Let’s get the ball rolling on picking the religious right’s candidate for the 2008 presidential campaign. The Economist, a no-slouch publication when it comes to American politics, has anointed Massachusetts Governor Mitt Romney on the basis that both Sens. Bill Frist, R-Tenn., and George Allen, R-Va., have taken themselves out of contention. Frist is out for poor Senate leadership and Allen for, well, you know.
It’s an interesting hypothesis, and it will be interesting whether the Romney for President campaign gains momentum on the religious right. My guess is that we are going to have to wait till after Nov. 7, which seems like an eternity right now.
The big hiccup in Romney’s path is of course his Mormon faith, which was delightfully depicted by The Economist in a cartoon that I won’t reproduce on this blog because I don’t need the magazine’s art editor breathing down my neck. The Economist does not demur from highlighting the difficulties Romney will face in receiving acceptance among conservative evangelicals, but presents a compelling case for why it is possible:
Yet Mr Romney is a devoted Mormon — a former bishop, no less — at a time when religion is playing a growing role in American politics. Opinion polls suggest that anti-Mormon feeling is one of the most enduring religious prejudices in America. An LATimes/Bloomberg poll in June found that 37% of Americans would not vote for a Mormon presidential candidate; other polls put the figure at 17%.

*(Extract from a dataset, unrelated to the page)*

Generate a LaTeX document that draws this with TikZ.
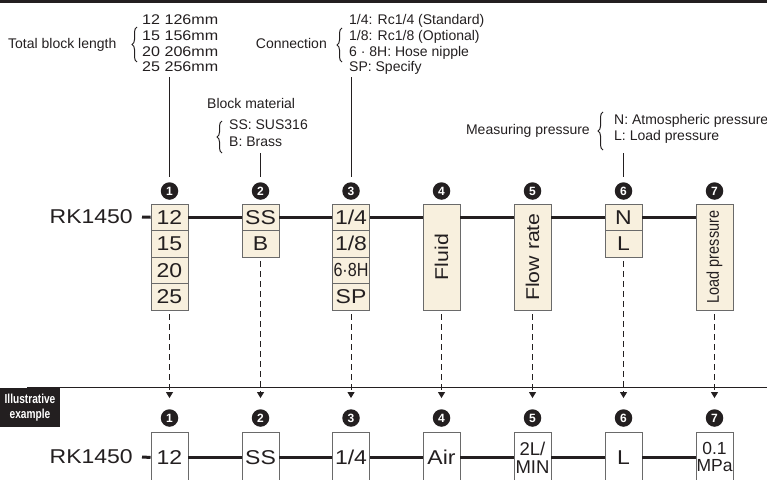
\documentclass[tikz,border=0pt]{standalone}
\usepackage{fontspec}
\setmainfont{Liberation Sans}
\newfontfamily\widef[FakeStretch=1.15]{Liberation Sans}
\newfontfamily\narrowf[FakeStretch=0.85]{Liberation Sans}
\newfontfamily\illf[FakeStretch=0.78]{Liberation Sans Bold}
\usetikzlibrary{decorations.pathreplacing,arrows.meta}
\definecolor{ink}{HTML}{231F20}
\definecolor{cream}{HTML}{F8F0DE}
\definecolor{edge}{HTML}{6A6A6A}
\tikzset{
  cell/.style={draw=edge, line width=0.9pt, fill=cream, minimum width=37pt, minimum height=26.5pt,
    inner sep=0pt, text=ink, font=\widef\fontsize{20}{20}\selectfont},
  tallcell/.style={cell, minimum height=106pt},
  wcell/.style={draw=edge, line width=0.9pt, fill=white, minimum width=37pt, minimum height=50pt,
    inner sep=0pt, anchor=north, text=ink, align=center, font=\widef\fontsize{20}{20}\selectfont},
  num/.style={circle, fill=ink, minimum size=17.5pt, inner sep=0pt, text=white,
    font=\bfseries\fontsize{12}{12}\selectfont},
  ann/.style={anchor=base west, inner sep=0pt, text=ink, font=\fontsize{14}{16}\selectfont},
  annw/.style={ann, font=\widef\fontsize{14}{16}\selectfont},
  mainline/.style={ink, line width=3pt},
  leader/.style={ink, line width=0.9pt, shorten >=5pt},
  dashline/.style={ink, line width=0.9pt, dash pattern=on 6pt off 4pt, shorten <=4pt, shorten >=11pt,
    -{Triangle[width=7pt,length=6pt]}},
  brc/.style={ink, line width=1pt, decorate, decoration={brace, amplitude=5pt}},
  model/.style={anchor=east, inner sep=0pt, text=ink, font=\widef\fontsize{20}{20}\selectfont},
  illbox/.style={fill=ink, text=white, minimum width=60pt, minimum height=39pt, inner sep=0pt,
    align=center, font=\illf\fontsize{13}{15}\selectfont}
}
\begin{document}
\begin{tikzpicture}[x=1pt,y=-1pt]
\useasboundingbox (0,0) rectangle (767,479);
\clip (0,0) rectangle (767,479);
\fill[ink] (0,0) rectangle (767,2.5);

% ---------- annotations ----------
\node[ann] (tbl) at (8,48.5) {Total block length};
\draw[brc] (137,62) -- (137,27);
\node[annw] (v1) at (142,24) {12 126mm};
\node[annw] (v2) at (142,40) {15 156mm};
\node[annw] (v3) at (142,56) {20 206mm};
\node[annw] (v4) at (142,71.5) {25 256mm};

\node[ann] (bm) at (207,108.5) {Block material};
\draw[brc] (222,153) -- (222,121);
\node[ann] (bm1) at (229,129) {SS: SUS316};
\node[ann] (bm2) at (229,146.5) {B: Brass};

\node[ann, anchor=base east] (con) at (327,48.5) {Connection};
\draw[brc] (342,62) -- (342,28);
\node[ann] (co1) at (349,24) {1/4: Rc1/4 (Standard)};
\node[ann] (co2) at (349,40) {1/8: Rc1/8 (Optional)};
\node[ann] (co3) at (349,56) {6 · 8H: Hose nipple};
\node[ann] (co4) at (349,71.5) {SP: Specify};

\node[ann, anchor=base east] (mp) at (590,134) {Measuring pressure};
\draw[brc] (603,150) -- (603,112);
\node[ann] (mp1) at (614,124.3) {N: Atmospheric pressure};
\node[ann] (mp2) at (614,140) {L: Load pressure};

% ---------- top circled numbers ----------
\node[num] (c1) at (169.5,191) {1};
\node[num] (c2) at (260.5,191) {2};
\node[num] (c3) at (351,191) {3};
\node[num] (c4) at (441.5,191) {4};
\node[num] (c5) at (532.5,191) {5};
\node[num] (c6) at (623.5,191) {6};
\node[num] (c7) at (714.5,191) {7};

\coordinate (l1) at (169.5,77);
\coordinate (l2) at (260.5,153);
\coordinate (l3) at (351,77);
\coordinate (l6) at (623.5,153);
\draw[leader] (l1) -- (c1.north);
\draw[leader] (l2) -- (c2.north);
\draw[leader] (l3) -- (c3.north);
\draw[leader] (l6) -- (c6.north);

% ---------- top code row ----------
\node[model] (rk) at (133,217) {RK1450};

\node[cell] (a1) at (169.5,217.25) {12};
\node[cell] (a2) at (169.5,243.75) {15};
\node[cell] (a3) at (169.5,270.25) {20};
\node[cell] (a4) at (169.5,296.75) {25};

\node[cell] (s1) at (260.5,217.25) {SS};
\node[cell] (s2) at (260.5,243.75) {B};

\node[cell] (p1) at (351,217.25) {1/4};
\node[cell] (p2) at (351,243.75) {1/8};
\node[cell, font=\narrowf\fontsize{19}{19}\selectfont] (p3) at (351,270.25) {6·8H};
\node[cell] (p4) at (351,296.75) {SP};

\node[tallcell] (fl) at (441.5,257) {\rotatebox{90}{\fontsize{18.5}{18.5}\selectfont Fluid}};
\node[tallcell] (fr) at (532.5,257) {\rotatebox{90}{\fontsize{18.5}{18.5}\selectfont Flow rate}};

\node[cell] (m1) at (623.5,217.25) {N};
\node[cell] (m2) at (623.5,243.75) {L};

\node[tallcell] (lp) at (714.5,257) {\rotatebox{90}{\narrowf\fontsize{17}{17}\selectfont Load pressure}};

\draw[mainline] ([xshift=9pt]rk.east) -- (a1.west);
\draw[mainline] (a1.east) -- (s1.west);
\draw[mainline] (s1.east) -- (p1.west);
\draw[mainline] (p1.east) -- (fl.west |- p1.east);
\draw[mainline] (fl.east |- p1.east) -- (fr.west |- p1.east);
\draw[mainline] (fr.east |- p1.east) -- (m1.west);
\draw[mainline] (m1.east) -- (lp.west |- m1.east);

% ---------- separator ----------
\draw[ink, line width=1pt] (27,387) -- (767,387);
\node[illbox] (ill) at (30,407.5) {Illustrative\\example};

% ---------- bottom circled numbers ----------
\node[num] (d1) at (169.5,418) {1};
\node[num] (d2) at (260.5,418) {2};
\node[num] (d3) at (351,418) {3};
\node[num] (d4) at (441.5,418) {4};
\node[num] (d5) at (532.5,418) {5};
\node[num] (d6) at (623.5,418) {6};
\node[num] (d7) at (714.5,418) {7};

\draw[dashline] (a4.south) -- (d1.north);
\draw[dashline] (s2.south) -- (d2.north);
\draw[dashline] (p4.south) -- (d3.north);
\draw[dashline] (fl.south) -- (d4.north);
\draw[dashline] (fr.south) -- (d5.north);
\draw[dashline] (m2.south) -- (d6.north);
\draw[dashline] (lp.south) -- (d7.north);

% ---------- bottom example row ----------
\node[model] (rk2) at (133,457) {RK1450};
\node[wcell] (e1) at (169.5,432) {12};
\node[wcell] (e2) at (260.5,432) {SS};
\node[wcell] (e3) at (351,432) {1/4};
\node[wcell] (e4) at (441.5,432) {Air};
\node[wcell, font=\fontsize{18.5}{18}\selectfont] (e5) at (532.5,432) {2L/\\MIN};
\node[wcell] (e6) at (623.5,432) {L};
\node[wcell, font=\fontsize{17.5}{17}\selectfont] (e7) at (714.5,432) {0.1\\MPa};

\draw[mainline] ([xshift=9pt]rk2.east) -- (e1.west);
\draw[mainline] (e1.east) -- (e2.west);
\draw[mainline] (e2.east) -- (e3.west);
\draw[mainline] (e3.east) -- (e4.west);
\draw[mainline] (e4.east) -- (e5.west);
\draw[mainline] (e5.east) -- (e6.west);
\draw[mainline] (e6.east) -- (e7.west);
\end{tikzpicture}
\end{document}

Anti-Mormon feeling is particularly strong among Bible-believing Christians, a vital part of the Republican base. Many evangelicals regard Mormonism as nothing more than a cult: and a cult, moreover, that is based not only on a false theology but also on a willingness to tamper with the inerrant word of God that is the Bible.
Oh the joys political reporters will encounter in covering a Romney candidacy. First of all, as Doug pointed out in an e-mail to me, being a bishop in the The Church of Jesus Christ of Latter-day Saints is not quite like being a bishop in, say, the Church of England. One should not expect to see any photos of a President Romney in the Oval Office dressed like the CofE’s Bishop of London. Sen. Orrin Hatch, R-Utah, is a former Mormon bishop and he has also run for president.
What The Economist did get right is the bigger picture — the evangelical right is flexible and far from monolithic. While some are still upset over President Reagan’s divorce and, how should I put it, unusual theological views, a huge majority were OK with it. Even George W. Bush was not the religious right’s ideal choice. Britons may fuss over Cherie Blair’s Catholicism, but Americans are less inclined to think of their political leaders as also being religious leaders. Those in the religious right care more about issues when it comes to their politicians.
The potential harshness that religious conservatives could show to a Romney candidacy should not be underestimated, though. Doctrinally, some mainline Protestant, Catholic and Orthodox Christians consider the group a cult. But for whom will this matter when it comes to issues like abortion and same-sex marriage? What will Pat Robertson and James Dobson say? What will mainline Protestant denominations say?
Will Romney be up-front about these issues? Will he publicly affirm all of the beliefs of Mormonism? Or will he downplay them and hope nobody notices?